A week after a gunman killed nine people and himself at Umpqua Community College in Roseburg, Oregon, President Barack Obama met with survivors and grieving families behind closed doors on Friday.
“There are gonna be moments as we go forward where we’re gonna have to come together and figure out how do we stop things like this from happening,” Obama said in brief remarks after meeting with families. “I’ve got very strong feelings about this because when you talk to the families you are reminded this could be your child … or your mom or your dad or your relative or your friend,”
Even before the President set foot in Oregon on Friday, news broke of two other campus shootings — leaving one dead and three wounded at Northern Arizona University, as well as one dead in an apartment complex near Texas Southern University.
Obama has been clear where he stands on gun control. Following last week’s tragedy, he gave his 15th response to a mass shooting since taking office, blasting Congress for its unwillingness to act on gun control and saying gun violence is something that should be politicized.
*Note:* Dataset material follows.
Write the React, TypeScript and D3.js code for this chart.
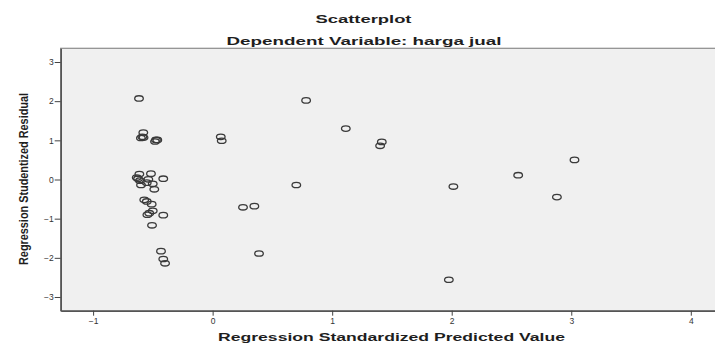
import React, { useEffect, useRef } from "react";
import * as d3 from "d3";

// Regression standardized predicted value (x) vs studentized residual (y)
const predicted = [
  -0.616, -0.58, -0.588, -0.6, -0.578, -0.474, -0.463, -0.482,
  -0.613, -0.516, -0.635, -0.624, -0.608, -0.538, -0.413, -0.599,
  -0.551, -0.501, -0.488, -0.572, -0.551, -0.51, -0.501, -0.53,
  -0.546, -0.413, -0.507, -0.432, -0.413, -0.398,
  0.782, 0.068, 0.076, 1.114, 1.415, 1.401, 0.7, 2.014, 0.254,
  0.349, 0.388, 1.976, 3.027, 2.556, 2.88,
];
const residual = [
  2.07, 1.2, 1.09, 1.06, 1.07, 1.01, 1.01, 0.97,
  0.14, 0.15, 0.05, 0.02, -0.03, 0.005, 0.02, -0.14,
  -0.08, -0.11, -0.25, -0.52, -0.56, -0.63, -0.8, -0.86,
  -0.9, -0.91, -1.17, -1.83, -2.03, -2.14,
  2.02, 1.09, 0.99, 1.3, 0.96, 0.86, -0.14, -0.18, -0.71,
  -0.68, -1.89, -2.56, 0.5, 0.11, -0.45,
];
const xTicks = [-1, 0, 1, 2, 3, 4];
const yTicks = [-3, -2, -1, 0, 1, 2, 3];

export default function App() {
  const svgRef = useRef<SVGSVGElement>(null);

  useEffect(() => {
    if (!svgRef.current) return;
    const width = 715;
    const height = 343;
    const left = 60.7;
    const right = 722;
    const top = 48.3;
    const bottom = 310.7;

    const svg = d3.select(svgRef.current);
    svg.selectAll("*").remove();

    const x = d3.scaleLinear().domain([-1.271, 4.261]).range([left, right]);
    const y = d3.scaleLinear().domain([-3.35, 3.35]).range([bottom, top]);

    svg.attr("width", width).attr("height", height);

    svg
      .append("rect")
      .attr("x", left)
      .attr("y", top)
      .attr("width", right - left)
      .attr("height", bottom - top)
      .attr("fill", "#f0f0f0")
      .attr("stroke", "#8c8c8c")
      .attr("stroke-width", 1.2);

    const font = "Liberation Sans, Arial, sans-serif";

    const gx = svg
      .append("g")
      .attr("transform", `translate(0,${bottom})`)
      .call(
        d3.axisBottom(x).tickValues(xTicks).tickSize(5).tickSizeOuter(0).tickPadding(2).tickFormat(d3.format("d"))
      );
    gx.select(".domain").attr("stroke", "#555").attr("stroke-width", 1.6);
    gx.selectAll(".tick line").attr("stroke", "#444");
    gx.selectAll(".tick text")
      .attr("font-family", font)
      .attr("font-size", 8.5)
      .attr("fill", "#333");

    const gy = svg
      .append("g")
      .attr("transform", `translate(${left},0)`)
      .call(
        d3.axisLeft(y).tickValues(yTicks).tickSize(6).tickSizeOuter(0).tickPadding(1).tickFormat(d3.format("d"))
      );
    gy.select(".domain").attr("stroke", "#555").attr("stroke-width", 1.6);
    gy.selectAll(".tick line").attr("stroke", "#444");
    gy.selectAll(".tick text")
      .attr("font-family", font)
      .attr("font-size", 8.5)
      .attr("fill", "#333");

    svg
      .append("g")
      .selectAll("ellipse")
      .data(predicted.map((p, i) => [p, residual[i]]))
      .join("ellipse")
      .attr("cx", (d) => x(d[0]))
      .attr("cy", (d) => y(d[1]))
      .attr("rx", 4.3)
      .attr("ry", 2.7)
      .attr("fill", "none")
      .attr("stroke", "#3a3a3a")
      .attr("stroke-width", 1.3);

    const label = (
      txt: string,
      cx: number,
      cy: number,
      size: number,
      len: number,
      family = font,
      transform?: string
    ) =>
      svg
        .append("text")
        .attr("x", transform ? 0 : cx)
        .attr("y", transform ? 0 : cy)
        .attr("transform", transform ?? null)
        .attr("text-anchor", "middle")
        .attr("font-family", family)
        .attr("font-weight", "bold")
        .attr("font-size", size)
        .attr("fill", "#1e1e1e")
        .attr("textLength", len)
        .attr("lengthAdjust", "spacingAndGlyphs")
        .text(txt);

    label("Scatterplot", 363.5, 22.7, 11, 96);
    label("Dependent Variable: harga jual", 364, 45, 11, 275);
    label("Regression Standardized Predicted Value", 391.5, 341, 11.5, 347);
    label(
      "Regression Studentized Residual",
      0,
      0,
      12.5,
      172,
      "Liberation Sans Narrow, Arial Narrow, sans-serif",
      "translate(28,179) rotate(-90)"
    );
  }, []);

  return (
    <svg
      ref={svgRef}
      style={{ position: "absolute", left: 0, top: 0, background: "#fff" }}
    />
  );
}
These latest remarks advocating for stricter gun control laws are causing problems for many in the small conservative town of Roseburg, who disagree with the President on gun control and don’t want him to visit.
Gun rights activists created a Facebook page with more than 8,000 supporters entitled, “Defend Roseburg, Deny Barack Obama,” arranging a protest of the President’s visit that includes two peaceful pro-gun events.
The rhetoric leading up to the President’s trip became so heated, local Roseburg officials issued a statement that the President was welcome and would be extended “every courtesy.”
Obama didn’t mention any of that tension in his brief remarks. The White House stressed that the trip will not be about politics but about “consoling the families of those who were so profoundly affected by that tragedy.”
Obama is also doing several fundraisers while on the West Coast, including stops in Washington and California.